Georges, ses deux frères et leur sœur finirent par s’établir à Latmingué. Pendant quatre ans, ils continuent de travailler pour le compte de ces maisons françaises et au bout de la cinquième année ils ont décidé de faire leurs propres affaires. Dans cette ancienne résidence secondaire du Buur Saloum, ils font du négoce : achat de l’arachide et distribution de produits importés. Par la suite, la sœur est rentrée au Liban, l’un des frères décède, l’autre s’établit à Kaolack, où vivent encore ses enfants. Georges, lui, reste à Latmingué. C’est seulement en 1963, quand Soham devait aller au collège, que la maman oblige le père, qui « n’aimait pas la ville », à s’installer à Kaolack. D’ailleurs, il attendra trois mois avant d’accepter de rejoindre le reste de la famille, se souvient Emile.

Par « le jeu du hasard » (et de l’amour) Georges rencontre Soukèye Guèye qui travaillait dans un restaurant. Une histoire d’amour née. Jugée, pour le moins, exotique, cette union entre une négresse musulmane et un libanais blanc catholique ne reçoit pas l’onction des deux familles. Dans les années 1947-1948, c’était un des premiers couples mixtes. Il fallait avoir un sacré courage pour se marier à l’époque. La preuve, les deux tourtereaux ont été excommuniés de leurs communautés respectives après leur mariage. Du côté paternel comme du côté maternel, Mme Wardini appartenait à deux grandes familles musulmanes du Sénégal. Son père, un « baol-baol » du nom d’El Hadji Modou Guèye, était un chambellan de Serigne Fallou Mbacké, et sa mère, une « djolof-djolof », était très proche de Serigne Abdou Aziz Sy.

Malgré cette opposition, le couple a bien tenu le coup et fait « beaucoup d’enfants ». Dix au total. Seulement, le papa décède très tôt, en 1967, alors qu’Emile, l’aîné des garçons, n’avait que douze ans. La maman est obligée de se mettre au charbon et d’élever seule ses enfants. Analphabète et inexperte en matière de gestion, l’entreprise familiale tombe en faillite.
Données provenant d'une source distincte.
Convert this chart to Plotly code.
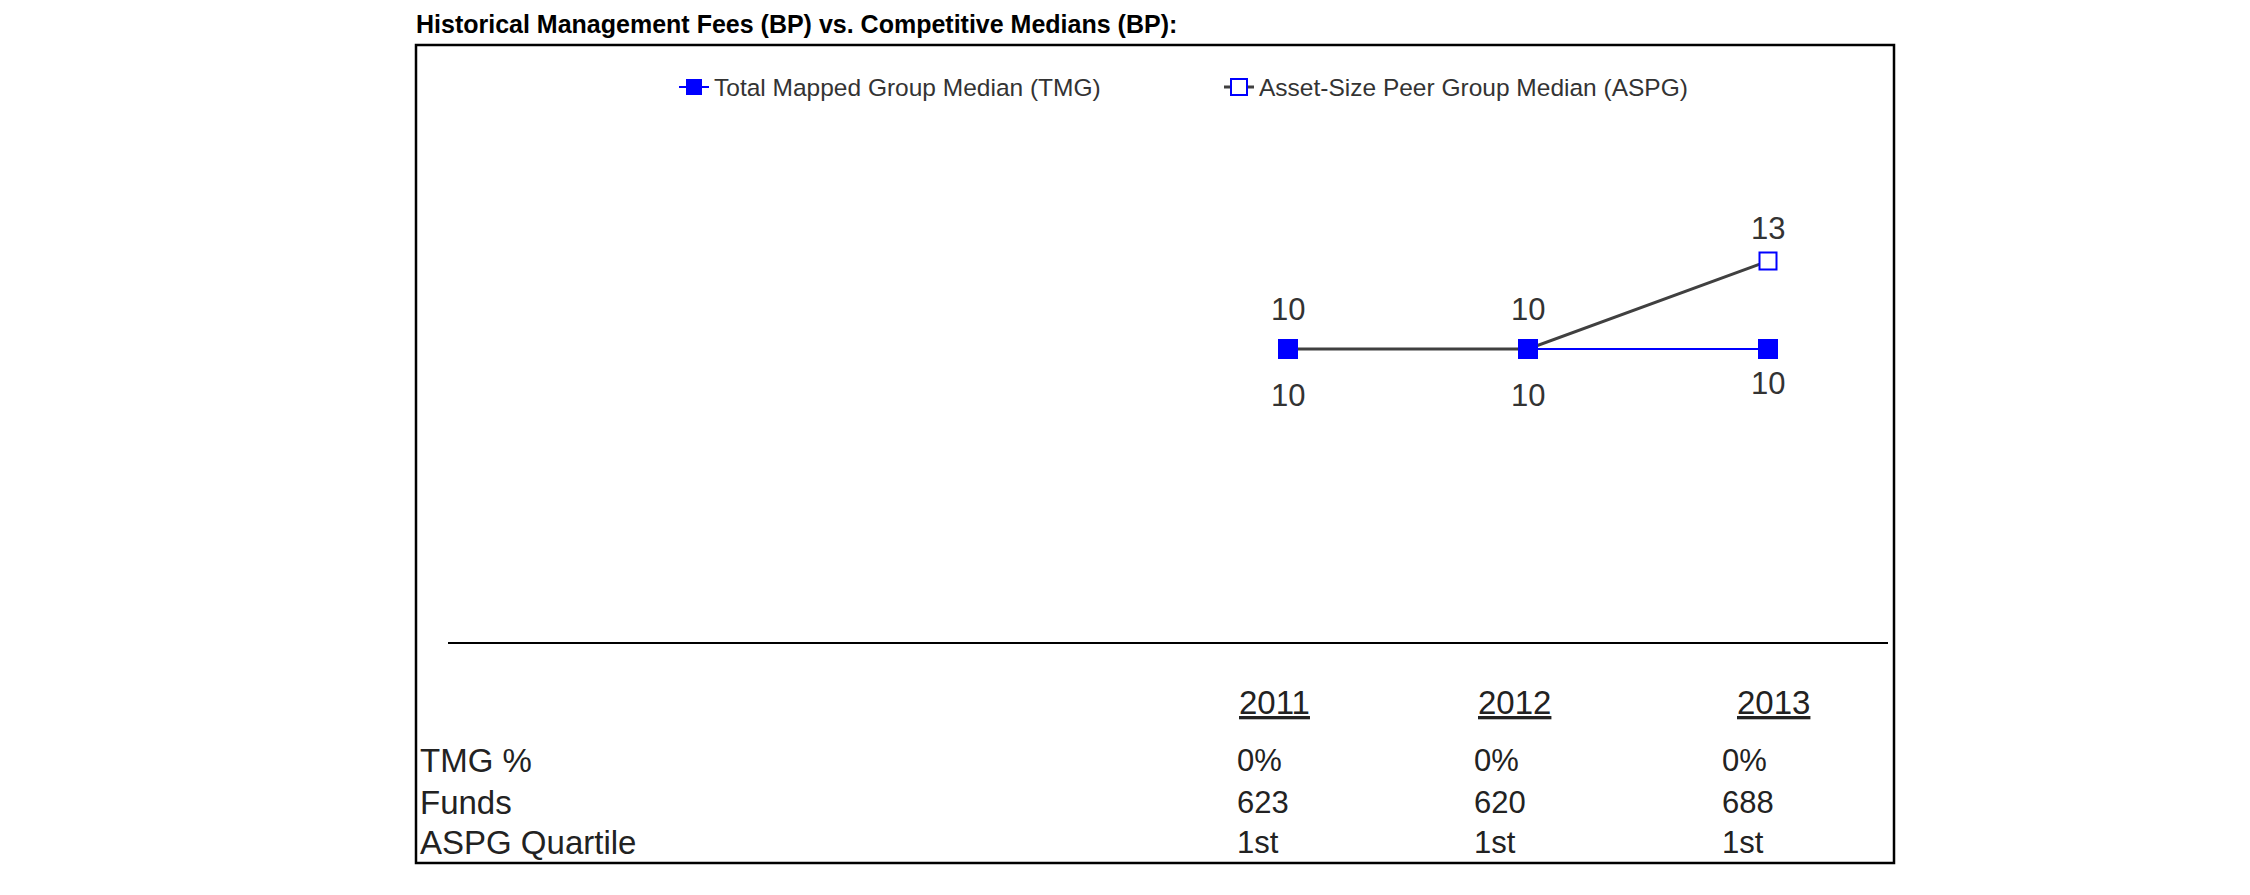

Courageuse et pugnace, la maman Wardini parvient quand même à faire en sorte que ses enfants fassent de bonnes études. Tous ont obtenu le bac à l’exception de deux.

Plus que la situation sociale de ses enfants, la plus grande réussite de cette femme, c’est l’esprit de famille qu’elle a réussi à leur inculquer à ses enfants. Preuve en est, dans la fratrie Wardini, on compte deux chrétiens et huit musulmans. Il en va de même sur le plan politique avec des sensibilités très différentes : Soham, assure l’intérim à la mairie de Dakar et milite à l’Alliance pour les forces de progrès (Afp) et est proche de Khalifa Sall, tandis qu’Emile est beaucoup plus proche de l’actuel président de la République.

Cet esprit familial a permis à la fratrie de surmonter les épreuves difficiles. En tant qu’aînée, Soham a été la première à « se sacrifier », en devenant prof d’anglais, pour assurer le minimum vital à ses frères et sœurs. « En un moment donné, on était vraiment au cœur de la vague parce qu’avoir dix gosses, sans personne pour vous aider et sans aucun moyen, ce n’était pas facile. Ce qui explique d’ailleurs que certains d’entre nous ont été obligés d’abréger leurs études universitaires pour travailler et aider maman », raconte Emile.